Protected area in Massachusetts, US

Frances A. Crane Wildlife Management Area is a wildlife management area (WMA) in Falmouth, Massachusetts, operated by the state
Department of Fish and Game.

==Geography==

Crane WMA covers 1883 acre of flat and rolling land in the inland village of Hatchville within the town of Falmouth, Massachusetts
in the southwestern part of Cape Cod. The WMA's land is mostly meadowland and coniferous forest on top of a dry, sandy surface.

To the south and west of Crane WMA lie Massachusetts Route 151 and Massachusetts Route 28, respectively, with residential areas beyond them. To the north and west
lies the 22,000-acre Joint Base Cape Cod, which is mostly undeveloped aside from Otis Air National Guard Base.

==History==

The land that is now Crane WMA was owned by the family of Charles Crane until 1958, when the state bought the land with the intent of turning it into a wildlife management
area, to promote conservation and create designated hunting grounds. The state restored the land to its current combination of forest and grassland, planting roughly
5,000 conifers and 30 acres of native wildgrass on the former site of the Falmouth airport. Pre-existing buildings on the property were demolished, and native
animals, including foxes and a variety of bird species, began to return.

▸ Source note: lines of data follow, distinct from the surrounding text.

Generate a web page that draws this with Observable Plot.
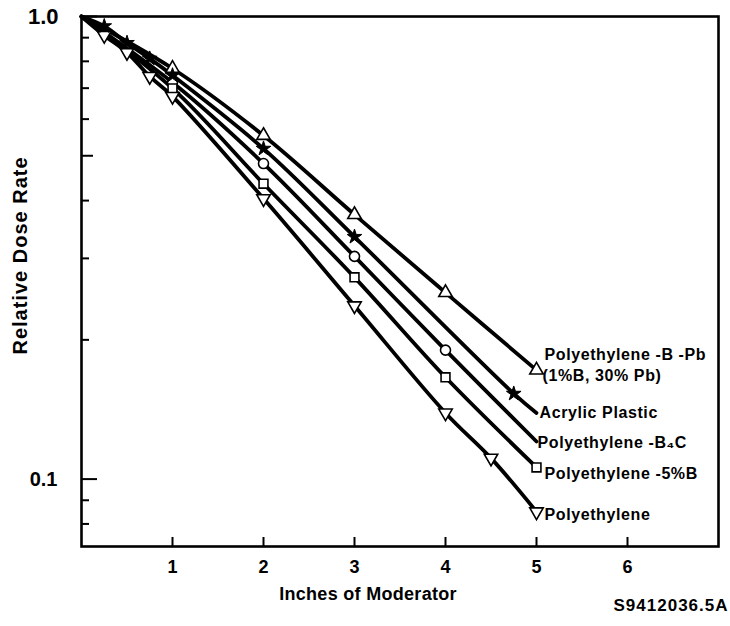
<!DOCTYPE html>
<html><head><meta charset="utf-8">
<script src="https://cdn.jsdelivr.net/npm/d3@7"></script>
<script src="https://cdn.jsdelivr.net/npm/@observablehq/plot@0.6"></script>
<style>
body{margin:0;background:#fff}
svg{display:block}
g[aria-description="curve-label"] text{letter-spacing:0.6px}
g[aria-description="fig-code"] text{letter-spacing:1px}
g[aria-description="x-title"] text{letter-spacing:0.3px}
g[aria-description="y-title"] text{letter-spacing:1px}
</style>
</head><body><div id="chart"></div>
<script>
// ---------- data ----------
const seriesNames = ["Polyethylene -B -Pb", "Acrylic Plastic", "Polyethylene -B\u2084C", "Polyethylene -5%B", "Polyethylene"];
const seriesLabels = [["Polyethylene -B -Pb", "(1%B, 30% Pb)"], ["Acrylic Plastic"], ["Polyethylene -B\u2084C"], ["Polyethylene -5%B"], ["Polyethylene"]];
const seriesSymbols = ["triangle", "star", "circle", "square", "triangle"];

const pbX      = [0, 1, 2, 3, 4, 5];
const pbY      = [1.0, 0.772, 0.553, 0.373, 0.253, 0.172];
const pbMark   = [0, 1, 1, 1, 1, 1];

const acrX     = [0, 0.25, 0.5, 0.75, 1, 2, 3, 4.75, 5];
const acrY     = [1.0, 0.953, 0.877, 0.811, 0.746, 0.518, 0.334, 0.153, 0.139];
const acrMark  = [0, 1, 1, 1, 1, 1, 1, 1, 0];

const b4cX     = [0, 1, 2, 3, 4, 5];
const b4cY     = [1.0, 0.720, 0.481, 0.303, 0.190, 0.1206];
const b4cMark  = [0, 1, 1, 1, 1, 0];

const b5X      = [0, 1, 2, 3, 4, 5];
const b5Y      = [1.0, 0.699, 0.435, 0.273, 0.166, 0.106];
const b5Mark   = [0, 1, 1, 1, 1, 1];

const peX      = [0, 0.25, 0.5, 0.75, 1, 2, 3, 4, 4.5, 5];
const peY      = [1.0, 0.910, 0.836, 0.742, 0.672, 0.404, 0.237, 0.139, 0.111, 0.085];
const peMark   = [0, 1, 1, 1, 1, 1, 1, 1, 1, 1];

const xTicks   = [1, 2, 3, 4, 5, 6];
const yMajor   = [1.0, 0.1];
const yMid     = [0.5];
const yMinor   = [0.9, 0.8, 0.7, 0.6, 0.4, 0.3, 0.2, 0.09, 0.08];
const xTitle   = "Inches of Moderator";
const yTitle   = "Relative Dose Rate";
const figCode  = "S9412036.5A";

// ---------- build table ----------
const seriesX = [pbX, acrX, b4cX, b5X, peX];
const seriesY = [pbY, acrY, b4cY, b5Y, peY];
const seriesM = [pbMark, acrMark, b4cMark, b5Mark, peMark];
const rows = [];
seriesNames.forEach((name, i) => {
  seriesX[i].forEach((x, j) => rows.push({series: name, idx: i, x, y: seriesY[i][j], mark: seriesM[i][j]}));
});
const marked = rows.filter(d => d.mark === 1);
const ends = seriesNames.map((name, i) => rows.filter(d => d.idx === i).slice(-1)[0]);

const FONT = "'Liberation Sans', Arial, Helvetica, sans-serif";
const W = 730, H = 626, ML = 81, MR = 12, MT = 16, MB = 80;
const frameW = W - ML - MR, frameH = H - MT - MB;

// label offsets (screen px) per series
const labelOffsets = [
  [{dx: 8, dy: -15}, {dx: 6, dy: 6}],
  [{dx: 3, dy: 0}],
  [{dx: 1, dy: 1}],
  [{dx: 8, dy: 6}],
  [{dx: 8, dy: 3}]
];

const labelMarks = [];
ends.forEach((e, i) => {
  seriesLabels[i].forEach((t, k) => {
    labelMarks.push(Plot.text([e], {
      x: "x", y: "y", text: () => t, textAnchor: "start",
      dx: labelOffsets[i][k].dx, dy: labelOffsets[i][k].dy,
      fontSize: 16, fontWeight: "bold", fontFamily: FONT, fill: "black",
      ariaDescription: "curve-label"
    }));
  });
});

const chart = Plot.plot({
  width: W, height: H,
  marginLeft: ML, marginRight: MR, marginTop: MT, marginBottom: MB,
  style: {fontFamily: FONT, background: "white", color: "black", overflow: "visible"},
  x: {domain: [0, 7], axis: null},
  y: {type: "log", domain: [0.0715, 1], axis: null},
  marks: [
    Plot.line(rows, {x: "x", y: "y", z: "series", stroke: "black", strokeWidth: 3.8, curve: "catmull-rom"}),
    Plot.dot(marked.filter(d => seriesSymbols[d.idx] !== "star"), {
      x: "x", y: "y", r: 5,
      symbol: d => seriesSymbols[d.idx],
      rotate: d => d.series === "Polyethylene" ? 180 : 0,
      fill: "white", stroke: "black", strokeWidth: 1.6
    }),
    Plot.dot(marked.filter(d => seriesSymbols[d.idx] === "star"), {
      x: "x", y: "y", r: 4.6, symbol: "star", fill: "black", stroke: "black", strokeWidth: 1
    }),
    ...labelMarks,
    // axes
    Plot.frame({stroke: "black", strokeWidth: 2.6}),
    Plot.tickX(xTicks, {x: d => d, insetTop: frameH - 9, stroke: "black", strokeWidth: 2}),
    Plot.tickY(yMajor, {y: d => d, insetRight: frameW - 16, stroke: "black", strokeWidth: 2}),
    Plot.tickY(yMid, {y: d => d, insetRight: frameW - 12, stroke: "black", strokeWidth: 2}),
    Plot.tickY(yMinor, {y: d => d, insetRight: frameW - 8, stroke: "black", strokeWidth: 2}),
    Plot.axisX(xTicks, {tickSize: 0, tickPadding: 14, tickFormat: d => String(d), label: null, fontSize: 18, fontWeight: "bold", fontFamily: FONT}),
    Plot.text(yMajor.filter(d => d === 1), {y: d => d, text: d => d.toFixed(1), frameAnchor: "left", textAnchor: "end", dx: -23, fontSize: 22, fontWeight: "bold", fontFamily: FONT}),
    Plot.text(yMajor.filter(d => d !== 1), {y: d => d, text: d => d.toFixed(1), frameAnchor: "left", textAnchor: "end", dx: -24, fontSize: 20, fontWeight: "bold", fontFamily: FONT}),
    Plot.text([xTitle], {text: d => d, frameAnchor: "bottom", dx: -32, dy: 53, fontSize: 18, fontWeight: "bold", fontFamily: FONT, ariaDescription: "x-title"}),
    Plot.text([yTitle], {text: d => d, frameAnchor: "left", textAnchor: "middle", rotate: -90, dx: -61, dy: -26, fontSize: 20, fontWeight: "bold", fontFamily: FONT, ariaDescription: "y-title"}),
    Plot.text([figCode], {text: d => d, frameAnchor: "bottom-right", textAnchor: "end", dx: 10, dy: 64, fontSize: 17, fontWeight: "bold", fontFamily: FONT, ariaDescription: "fig-code"})
  ]
});
document.getElementById("chart").appendChild(chart);
</script>
</body></html>
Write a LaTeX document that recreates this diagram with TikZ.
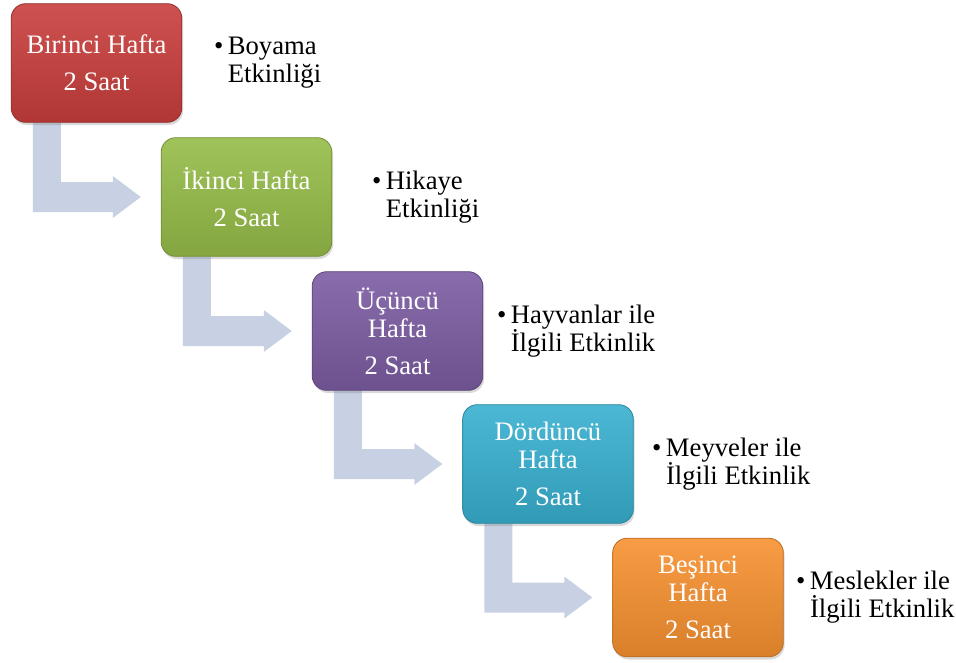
\documentclass[tikz,border=0pt]{standalone}
\usepackage{fontspec}
\setmainfont{Liberation Serif}
\usetikzlibrary{positioning, calc, shadows, backgrounds}
\definecolor{weekred}{RGB}{200,62,60}
\definecolor{weekgreen}{RGB}{150,188,72}
\definecolor{weekpurple}{RGB}{124,92,162}
\definecolor{weekcyan}{RGB}{56,176,208}
\definecolor{weekorange}{RGB}{247,145,48}
\definecolor{arrowblue}{RGB}{199,209,227}
\tikzset{
    weekbox/.style={rectangle, rounded corners=11pt, minimum width=128pt, minimum height=89pt, inner sep=0pt, align=center, text=white, font=\fontsize{20}{21}\selectfont, top color=#1!90!white, bottom color=#1!88!black, draw=#1!75!black, line width=0.6pt, drop shadow={opacity=0.3, shadow xshift=1pt, shadow yshift=-2pt}},
    activity/.style={align=left, inner sep=0pt, font=\fontsize{20}{21}\selectfont},
    steparrow/.style={fill=arrowblue, draw=none},
}

\begin{document}
\begin{tikzpicture}[x=0.75pt, y=-0.75pt]
\useasboundingbox (0,0) rectangle (956,662);

\node[weekbox=weekred] (week1) at (96.5,63) {Birinci Hafta\\[7pt]2 Saat};
\node[weekbox=weekgreen] (week2) at (246.5,197) {İkinci Hafta\\[7pt]2 Saat};
\node[weekbox=weekpurple] (week3) at (397.5,331) {Üçüncü\\Hafta\\[7pt]2 Saat};
\node[weekbox=weekcyan] (week4) at (548,464) {Dördüncü\\Hafta\\[7pt]2 Saat};
\node[weekbox=weekorange] (week5) at (698,597.5) {Beşinci\\Hafta\\[7pt]2 Saat};

\node[activity, right=34pt of week1] (act1) {\llap{•\,}Boyama\\Etkinliği};
\node[activity, right=40pt of week2] (act2) {\llap{•\,}Hikaye\\Etkinliği};
\node[activity, right=20.5pt of week3] (act3) {\llap{•\,}Hayvanlar ile\\İlgili Etkinlik};
\node[activity, right=24pt of week4] (act4) {\llap{•\,}Meyveler ile\\İlgili Etkinlik};
\node[activity, right=19.5pt of week5] (act5) {\llap{•\,}Meslekler ile\\İlgili Etkinlik};

\begin{scope}[on background layer]
\foreach \a/\b in {week1/week2, week2/week3, week3/week4, week4/week5}
    \fill[steparrow] ($(\a.south west)+(22,0)$) -- ($(\a.south west)+(50,0)$)
        -- ($(\a.west |- \b.west)+(50,-15)$) -- ($(\b.west)+(-48,-15)$)
        -- ($(\b.west)+(-48,-21)$) -- ($(\b.west)+(-20,0)$)
        -- ($(\b.west)+(-48,21)$) -- ($(\b.west)+(-48,15)$)
        -- ($(\a.west |- \b.west)+(22,15)$) -- cycle;
\end{scope}

\end{tikzpicture}
\end{document}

The WMA is named for the daughter of Charles Crane, who died in a car accident in Falmouth in 1954. Frances Crane's sons were in charge of selling the land to the state
and requested that it be named for their mother.

==Wildlife==

Much of the forested parts of Crane WMA are composed of pitch pines and scrub oaks. The low-lying plant species in the WMA's grasslands
include the rare Nantucket shadbush.

Crane is home to a wide variety of animal species, including deer, rabbits, squirrels, foxes,
coyotes, and grouse, as well as pheasants and quail, both of which are restocked annually for hunting. Less common
bird species in the area include the black-billed cuckoo, common yellowthroat, Eastern towhee, field sparrow, indigo bunting, prairie warbler, and tree swallow.
Woodcock, box turtles, and several rare varieties of moths and butterflies can also be found.

==Usage==

Crane WMA has an extensive trail system and is popular with mountain bikers, hikers, hunters, and horseback riders.
It is also the site of the annual Cape Cod Trail Race, a series of races of varying distances held every April by the Falmouth Track Club over a 10-kilometer course.